Your instructions >>
Print them exactly: the lines from the beginning of the entries below through the line that contains "plt.rcParams['hatch.linewidth'] = 1.0", and only those, with the pictures left out.
-- START OF Task inputs --
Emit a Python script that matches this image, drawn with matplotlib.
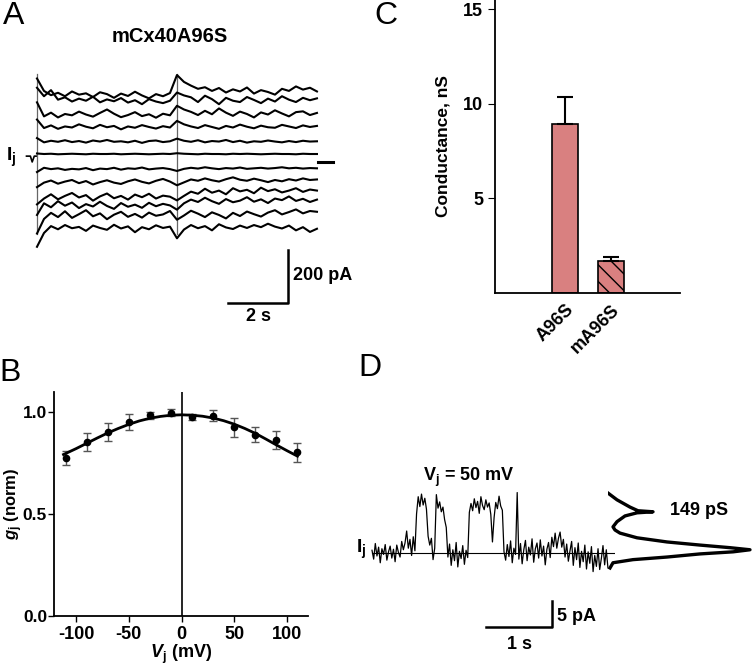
import numpy as np
import matplotlib
matplotlib.use("Agg")
import matplotlib.pyplot as plt

plt.rcParams['font.family'] = ['Liberation Sans', 'DejaVu Sans']
plt.rcParams['font.weight'] = 'bold'
plt.rcParams['axes.unicode_minus'] = False
plt.rcParams['mathtext.fontset'] = 'custom'
plt.rcParams['mathtext.rm'] = 'Liberation Sans:bold'
plt.rcParams['mathtext.it'] = 'Liberation Sans:italic:bold'
plt.rcParams['mathtext.bf'] = 'Liberation Sans:bold'
plt.rcParams['hatch.linewidth'] = 1.0

# ---- panel A: junctional currents (pA), sampled every dt_a seconds
dt_a = 0.2333
step_times = [0.0, 4.67]
traces_a = [
    [285, 238, 222, 231, 218, 236, 224, 229, 215, 233, 226, 212, 228, 219, 235, 221, 210, 226, 218, 230,
     298, 272, 258, 246, 252, 238, 249, 232, 244, 236, 251, 228, 241, 234, 224, 246, 238, 255, 243, 250, 236],
    [250, 218, 241, 205, 214, 198, 209, 201, 216, 195, 206, 199, 211, 194, 203, 188, 207, 198, 192, 201,
     232, 221, 214, 196, 220, 207, 188, 212, 201, 196, 215, 204, 192, 209, 198, 218, 205, 196, 212, 203, 210],
    [195, 142, 156, 138, 151, 146, 160, 149, 141, 155, 168, 152, 139, 147, 158, 143, 150, 137, 152, 146,
     182, 168, 159, 147, 163, 150, 172, 156, 144, 160, 151, 138, 157, 149, 165, 153, 142, 158, 161, 147, 155],
    [130, 98, 108, 95, 104, 100, 112, 103, 97, 110, 101, 106, 93, 104, 99, 109, 102, 96, 105, 100,
     125, 112, 104, 98, 109, 102, 95, 106, 100, 111, 103, 97, 107, 101, 99, 110, 104, 98, 108, 102, 106],
    [60, 44, 50, 46, 52, 45, 49, 43, 51, 47, 53, 46, 48, 44, 50, 42, 49, 51, 45, 48,
     58, 50, 46, 52, 44, 49, 47, 53, 45, 50, 43, 48, 46, 51, 47, 44, 49, 45, 50, 47, 48],
    [2, 0, 1, -1, 0, 1, 0, -1, 1, 0, 0, 1, -1, 0, 1, 0, -1, 0, 1, 0,
     3, 1, 0, -1, 1, 0, 0, -1, 1, 0, 1, 0, -1, 0, 1, 0, 0, -1, 1, 0, 0],
    [-68, -52, -57, -54, -60, -56, -58, -53, -61, -55, -57, -52, -59, -54, -56, -51, -58, -55, -53, -57,
     -64, -56, -52, -55, -50, -54, -57, -53, -55, -51, -56, -54, -52, -55, -53, -50, -54, -52, -55, -53, -54],
    [-125, -108, -100, -112, -104, -98, -110, -102, -115, -106, -99, -108, -113, -103, -96, -105, -111, -101, -94, -104,
     -118, -107, -96, -101, -92, -99, -104, -95, -88, -97, -101, -93, -99, -106, -98, -103, -95, -100, -92, -98, -96],
    [-190, -168, -152, -171, -158, -147, -164, -155, -176, -160, -149, -167, -158, -172, -153, -163, -150, -168, -157, -161,
     -175, -158, -142, -150, -131, -146, -138, -152, -129, -141, -135, -148, -127, -140, -133, -145, -138, -129, -143, -134, -138],
    [-230, -186, -201, -178, -195, -183, -204, -189, -198, -180, -196, -207, -185, -199, -191, -203, -184, -197, -188, -194,
     -210, -186, -172, -181, -165, -178, -188, -170, -182, -176, -163, -180, -171, -185, -168, -174, -160, -177, -169, -181, -172],
    [-300, -245, -222, -238, -216, -241, -227, -212, -235, -224, -246, -229, -218, -237, -226, -240, -221, -233, -228, -215,
     -248, -232, -214, -225, -238, -220, -230, -243, -222, -234, -217, -227, -236, -221, -212, -228, -219, -209, -224, -215, -218],
    [-350, -298, -272, -284, -268, -280, -275, -290, -270, -279, -286, -267, -281, -273, -295, -276, -284, -269, -279, -274,
     -318, -285, -268, -280, -272, -288, -265, -277, -283, -270, -279, -268, -276, -263, -274, -281, -270, -288, -276, -294, -282],
]
pre_t = [-0.35, -0.22, -0.16, -0.09, -0.03]
pre_i = [-8, -8, -30, -8, -8]
hold_t = [9.37, 9.87]
hold_i = [-30, -30]

# ---- panel B: gj-Vj relation
vj = [-110, -90, -70, -50, -30, -10, 10, 30, 50, 70, 90, 110]
gj = [0.776, 0.854, 0.903, 0.951, 0.985, 0.998, 0.977, 0.984, 0.926, 0.890, 0.864, 0.804]
gj_err = [0.034, 0.046, 0.045, 0.039, 0.016, 0.018, 0.015, 0.028, 0.047, 0.036, 0.043, 0.047]
fit_v = [-112, -100, -90, -80, -70, -60, -50, -40, -30, -20, -10, 0,
         10, 20, 30, 40, 50, 60, 70, 80, 90, 100, 110]
fit_g = [0.793, 0.822, 0.848, 0.874, 0.899, 0.921, 0.941, 0.958, 0.971, 0.980, 0.986, 0.988,
         0.986, 0.981, 0.972, 0.959, 0.942, 0.921, 0.897, 0.869, 0.840, 0.812, 0.785]

# ---- panel C: conductance
groups = ['A96S', 'mA96S']
cond = [8.95, 1.7]
cond_err = [1.42, 0.2]

# ---- panel D: single channel record (pA), sampled every dt_d seconds
dt_d = 0.025
ij_d = [0.5, -1.2, 1.8, -0.6, 1.1, -1.9, 0.8, -0.3, 1.6, -1.4, 0.2, 1.3, -1.0, 0.7, -1.7, 1.5, 0.1, -0.8,
        2.2, 0.6, 1.9, 4.2, 0.9, 2.6, -0.5, 3.1, 0.4,
        7.5, 10.8, 8.9, 11.3, 9.2, 10.5, 8.4,
        3.2, 1.5, 2.8, -1.3, 0.9,
        11.2, 8.6, 9.8, 7.9, 8.8, 6.4, 4.9,
        -0.8, 1.7, -2.4, 0.6, -1.5, 2.0, -2.7, 0.3, -1.1, 1.4, -2.2, 0.5, -0.9,
        7.8, 9.5, 8.1, 10.4, 8.7, 9.9, 7.6, 10.8, 9.1, 8.3, 10.2, 8.8, 9.6, 7.4, 2.1, 6.8, 9.7, 8.5, 10.9, 9.0, 8.2,
        0.2, -1.4, 1.6, -0.7, 2.3, -1.9, 0.9, -0.3, 11.6, -1.2, 1.8, -2.1, 0.6, 2.4, -1.5, 1.1, -0.4, 2.7,
        -1.8, 0.8, 1.9, -1.0, 2.5, -0.6, 1.3, -2.3, 0.7, 2.0, -0.9, 3.0, 1.2, 3.8, 0.9, 2.8, 4.0, 1.1, 2.6,
        -0.8, 1.7, -1.6, 0.4, 2.2, -2.4, 1.0, -1.3, 1.9, -2.8, 0.3, -1.7, 1.5, -3.1, 0.2, -2.0, 1.2, -3.6,
        -0.5, -2.6, 0.8, -3.2, -1.1, 1.4, -2.3, 0.6, -2.9]
hist_i = [11.5, 10.2, 8.8, 8.1, 7.9, 7.7, 7.1, 6.0, 5.0, 4.4, 3.8, 2.9, 2.1, 1.5, 1.0, 0.6, 0.2,
          -0.2, -0.8, -1.3, -1.9, -2.9]
hist_n = [0, 9, 22, 30, 45, 29, 17, 9, 5, 7, 12, 29, 59, 92, 122, 142, 125, 92, 59, 25, 5, 2]

W, H = 753, 672
fig = plt.figure(figsize=(W / 100, H / 100), dpi=100)


def px_axes(x0, y0, x1, y1):
    return fig.add_axes([x0 / W, 1 - y1 / H, (x1 - x0) / W, (y1 - y0) / H])


# ===== A =====
axA = px_axes(0, 60, 370, 330)
axA.set_xlim(-1.233, 11.1)
axA.set_ylim(-664, 354.7)
axA.axis('off')
for s in step_times:
    axA.plot([s, s], [-300, 300], color='#666666', lw=0.9)
for tr in traces_a:
    t = np.arange(len(tr)) * dt_a
    axA.plot(t, tr, color='black', lw=1.5)
axA.plot(pre_t, pre_i, color='black', lw=1.2)
axA.plot(hold_t, hold_i, color='black', lw=2.2)
axA.plot([6.367, 8.367, 8.367], [-562, -562, -362], color='black', lw=1.8)
axA.text(8.55, -457, '200 pA', fontsize=13, fontweight='bold', va='center', ha='left')
axA.text(7.37, -612, '2 s', fontsize=13, fontweight='bold', va='center', ha='center')
fig.text(170 / W, 1 - 36 / H, 'mCx40A96S', fontsize=14.5, fontweight='bold', ha='center', va='center')
fig.text(11 / W, 1 - 157 / H, r'I$_\mathrm{j}$', fontsize=14, ha='center', va='center')
fig.text(14 / W, 1 - 16 / H, 'A', fontsize=23, fontweight='normal', ha='center', va='center')

# ===== B =====
axB = px_axes(54, 392, 308, 616)
axB.errorbar(vj, gj, yerr=gj_err, fmt='o', color='black', ms=4.5,
             ecolor='#555555', elinewidth=1.0, capsize=3, capthick=1.0, zorder=3)
axB.plot(fit_v, fit_g, color='black', lw=2.0, zorder=4)
axB.axvline(0, color='black', lw=1.2)
axB.set_xlim(-121, 120)
axB.set_ylim(0, 1.1)
axB.set_xticks([-100, -50, 0, 50, 100])
axB.set_yticks([0.0, 0.5, 1.0])
axB.set_yticklabels(['0.0', '0.5', '1.0'])
for sp in ['top', 'right']:
    axB.spines[sp].set_visible(False)
for sp in ['left', 'bottom']:
    axB.spines[sp].set_linewidth(1.3)
axB.tick_params(axis='x', direction='out', length=4, width=1.0, labelsize=13, pad=3)
axB.tick_params(axis='y', direction='out', length=4, width=1.0, labelsize=12.5, pad=1)
axB.set_xlabel(r'$V_\mathrm{j}$ (mV)', fontsize=13, fontweight='bold', labelpad=0)
axB.set_ylabel(r'$g_\mathrm{j}$ (norm)', fontsize=12, fontweight='bold')
axB.yaxis.set_label_coords(-0.115, 0.5)
fig.text(10 / W, 1 - 373 / H, 'B', fontsize=23, fontweight='normal', ha='center', va='center')

# ===== C =====
axC = px_axes(495, 0, 680, 293)
xpos = np.arange(len(groups))
bars = axC.bar(xpos, cond, width=0.58, color='#d98080', edgecolor='black', linewidth=1.2)
bars[1].set_hatch('\\\\')
axC.errorbar(xpos, cond, yerr=[[0, 0], cond_err], fmt='none', ecolor='black',
             elinewidth=1.5, capsize=6, capthick=1.5)
axC.set_xlim(-1.52, 2.5)
axC.set_ylim(0, 15.5)
axC.set_yticks([5, 10, 15])
axC.set_xticks(xpos)
axC.set_xticklabels(groups, rotation=45, ha='right', rotation_mode='anchor')
for sp in ['top', 'right']:
    axC.spines[sp].set_visible(False)
for sp in ['left', 'bottom']:
    axC.spines[sp].set_linewidth(1.3)
axC.tick_params(axis='y', direction='out', length=5, labelsize=13)
axC.tick_params(axis='x', length=0, labelsize=13, pad=6)
axC.set_ylabel('Conductance, nS', fontsize=12.5, fontweight='bold', labelpad=9)
fig.text(386 / W, 1 - 16 / H, 'C', fontsize=23, fontweight='normal', ha='center', va='center')

# ===== D =====
axD = px_axes(360, 440, 615, 672)
axD.set_xlim(-0.182, 3.682)
axD.set_ylim(-22.9, 21.7)
axD.axis('off')
td = np.arange(len(ij_d)) * dt_d
axD.plot(td, ij_d, color='black', lw=0.9)
axD.plot([0, 3.68], [0, 0], color='black', lw=0.8)
axD.plot([1.727, 2.727, 2.727], [-14.23, -14.23, -9.23], color='black', lw=1.8)
axD.text(2.80, -12.3, '5 pA', fontsize=13, fontweight='bold', va='center', ha='left')
axD.text(2.24, -17.6, '1 s', fontsize=13, fontweight='bold', va='center', ha='center')
axD.text(1.47, 14.6, r'V$_\mathrm{j}$ = 50 mV', fontsize=13, fontweight='bold', ha='center', va='center')
fig.text(361 / W, 1 - 549 / H, r'I$_\mathrm{j}$', fontsize=14, ha='center', va='center')
fig.text(370 / W, 1 - 368 / H, 'D', fontsize=23, fontweight='normal', ha='center', va='center')

axH = px_axes(608, 440, 753, 672)
axH.set_xlim(0, 145)
axH.set_ylim(-22.9, 21.7)
axH.axis('off')
axH.plot(hist_n, hist_i, color='black', lw=2.4, solid_joinstyle='round')
axH.text(62, 8.1, '149 pS', fontsize=13, fontweight='bold', va='center', ha='left')

fig.savefig('out.png', dpi=100)
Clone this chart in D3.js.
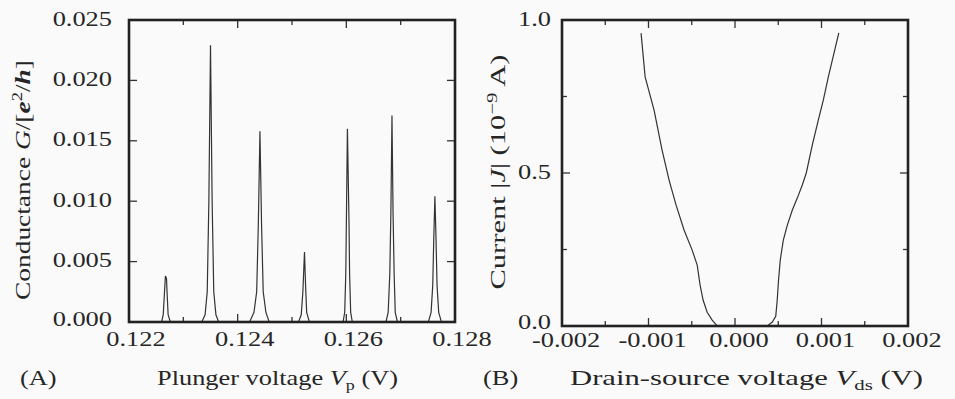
-- END OF Task inputs --
Exercise result >>
Emit a Python script that matches this image, drawn with matplotlib.
import numpy as np
import matplotlib
matplotlib.use("Agg")
import matplotlib.pyplot as plt

plt.rcParams['font.family'] = ['Liberation Sans', 'DejaVu Sans']
plt.rcParams['font.weight'] = 'bold'
plt.rcParams['axes.unicode_minus'] = False
plt.rcParams['mathtext.fontset'] = 'custom'
plt.rcParams['mathtext.rm'] = 'Liberation Sans:bold'
plt.rcParams['mathtext.it'] = 'Liberation Sans:italic:bold'
plt.rcParams['mathtext.bf'] = 'Liberation Sans:bold'
plt.rcParams['hatch.linewidth'] = 1.0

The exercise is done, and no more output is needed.